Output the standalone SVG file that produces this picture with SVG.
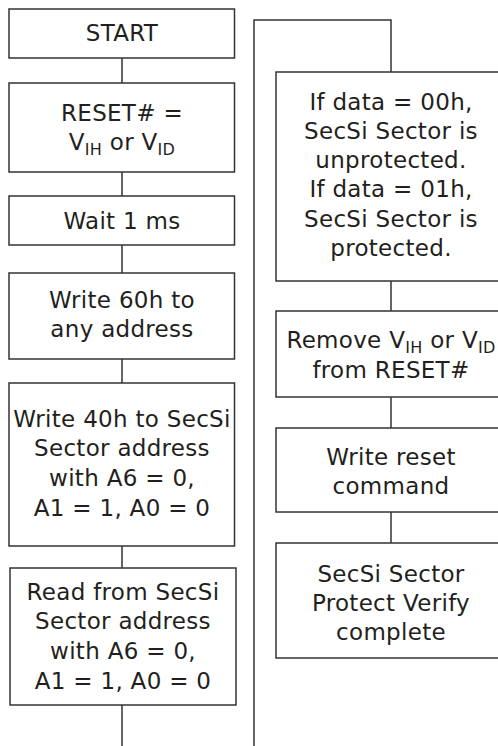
<svg xmlns="http://www.w3.org/2000/svg" width="498" height="746" viewBox="0 0 498 746">
<style>
.box{fill:#fff;stroke:#333;stroke-width:1.5}
.ln{fill:none;stroke:#333;stroke-width:1.5}
text{font-family:"DejaVu Sans",Verdana,sans-serif;font-size:23px;letter-spacing:0.3px;fill:#231f20;text-anchor:middle}
.sub{font-size:16px}
</style>
<rect width="498" height="746" fill="#fff"/>
<g id="connectors">
<path class="ln" d="M122,58V83M122,172V196M122,245V273M122,359V383M122,546V568M122,705V746"/>
<path class="ln" d="M254,746V20H391V72M391,281V311M391,397V428M391,512V543"/>
</g>
<g id="start"><rect class="box" x="9" y="9" width="225.5" height="49"/><text x="122" y="41">START</text></g>
<g id="reset"><rect class="box" x="9" y="83" width="225.5" height="89"/>
<text x="122" y="121">RESET# =</text>
<text x="122" y="150">V<tspan class="sub" dy="5">IH</tspan><tspan dy="-5"> or V</tspan><tspan class="sub" dy="5">ID</tspan></text></g>
<g id="wait"><rect class="box" x="9" y="196" width="225.5" height="49"/><text x="122" y="229">Wait 1 ms</text></g>
<g id="write60"><rect class="box" x="9" y="273" width="225.5" height="86"/>
<text x="122" y="308">Write 60h to</text><text x="122" y="337">any address</text></g>
<g id="write40"><rect class="box" x="9" y="383" width="225.5" height="163"/>
<text x="122" y="427">Write 40h to SecSi</text><text x="122" y="456">Sector address</text><text x="122" y="486">with A6 = 0,</text><text x="122" y="516">A1 = 1, A0 = 0</text></g>
<g id="read"><rect class="box" x="10" y="568" width="226" height="137"/>
<text x="123" y="600">Read from SecSi</text><text x="123" y="629">Sector address</text><text x="123" y="659">with A6 = 0,</text><text x="123" y="689">A1 = 1, A0 = 0</text></g>
<g id="ifdata"><rect class="box" x="276" y="72" width="230" height="209"/>
<text x="391" y="110">If data = 00h,</text><text x="391" y="139">SecSi Sector is</text><text x="391" y="168">unprotected.</text><text x="391" y="197">If data = 01h,</text><text x="391" y="227">SecSi Sector is</text><text x="391" y="256">protected.</text></g>
<g id="remove"><rect class="box" x="276" y="311" width="230" height="86"/>
<text x="391" y="348">Remove V<tspan class="sub" dy="5">IH</tspan><tspan dy="-5"> or V</tspan><tspan class="sub" dy="5">ID</tspan></text><text x="391" y="378">from RESET#</text></g>
<g id="writereset"><rect class="box" x="276" y="428" width="230" height="84"/>
<text x="391" y="465">Write reset</text><text x="391" y="494">command</text></g>
<g id="complete"><rect class="box" x="276" y="543" width="230" height="115"/>
<text x="391" y="582">SecSi Sector</text><text x="391" y="611">Protect Verify</text><text x="391" y="640">complete</text></g>
</svg>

○ ○ ○ ○ ○ ○ ○

:: Problem details ::
Write out each line again precisely as it appears, skipping every picture.

:: Output below ::
Output the standalone SVG file that produces this picture with SVG.
<svg xmlns="http://www.w3.org/2000/svg" width="498" height="746" viewBox="0 0 498 746">
<style>
.box{fill:#fff;stroke:#333;stroke-width:1.5}
.ln{fill:none;stroke:#333;stroke-width:1.5}
text{font-family:"DejaVu Sans",Verdana,sans-serif;font-size:23px;letter-spacing:0.3px;fill:#231f20;text-anchor:middle}
.sub{font-size:16px}
</style>
<rect width="498" height="746" fill="#fff"/>
<g id="connectors">
<path class="ln" d="M122,58V83M122,172V196M122,245V273M122,359V383M122,546V568M122,705V746"/>
<path class="ln" d="M254,746V20H391V72M391,281V311M391,397V428M391,512V543"/>
</g>
<g id="start"><rect class="box" x="9" y="9" width="225.5" height="49"/><text x="122" y="41">START</text></g>
<g id="reset"><rect class="box" x="9" y="83" width="225.5" height="89"/>
<text x="122" y="121">RESET# =</text>
<text x="122" y="150">V<tspan class="sub" dy="5">IH</tspan><tspan dy="-5"> or V</tspan><tspan class="sub" dy="5">ID</tspan></text></g>
<g id="wait"><rect class="box" x="9" y="196" width="225.5" height="49"/><text x="122" y="229">Wait 1 ms</text></g>
<g id="write60"><rect class="box" x="9" y="273" width="225.5" height="86"/>
<text x="122" y="308">Write 60h to</text><text x="122" y="337">any address</text></g>
<g id="write40"><rect class="box" x="9" y="383" width="225.5" height="163"/>
<text x="122" y="427">Write 40h to SecSi</text><text x="122" y="456">Sector address</text><text x="122" y="486">with A6 = 0,</text><text x="122" y="516">A1 = 1, A0 = 0</text></g>
<g id="read"><rect class="box" x="10" y="568" width="226" height="137"/>
<text x="123" y="600">Read from SecSi</text><text x="123" y="629">Sector address</text><text x="123" y="659">with A6 = 0,</text><text x="123" y="689">A1 = 1, A0 = 0</text></g>
<g id="ifdata"><rect class="box" x="276" y="72" width="230" height="209"/>
<text x="391" y="110">If data = 00h,</text><text x="391" y="139">SecSi Sector is</text><text x="391" y="168">unprotected.</text><text x="391" y="197">If data = 01h,</text><text x="391" y="227">SecSi Sector is</text><text x="391" y="256">protected.</text></g>
<g id="remove"><rect class="box" x="276" y="311" width="230" height="86"/>
<text x="391" y="348">Remove V<tspan class="sub" dy="5">IH</tspan><tspan dy="-5"> or V</tspan><tspan class="sub" dy="5">ID</tspan></text><text x="391" y="378">from RESET#</text></g>
<g id="writereset"><rect class="box" x="276" y="428" width="230" height="84"/>
<text x="391" y="465">Write reset</text><text x="391" y="494">command</text></g>
<g id="complete"><rect class="box" x="276" y="543" width="230" height="115"/>
<text x="391" y="582">SecSi Sector</text><text x="391" y="611">Protect Verify</text><text x="391" y="640">complete</text></g>
</svg>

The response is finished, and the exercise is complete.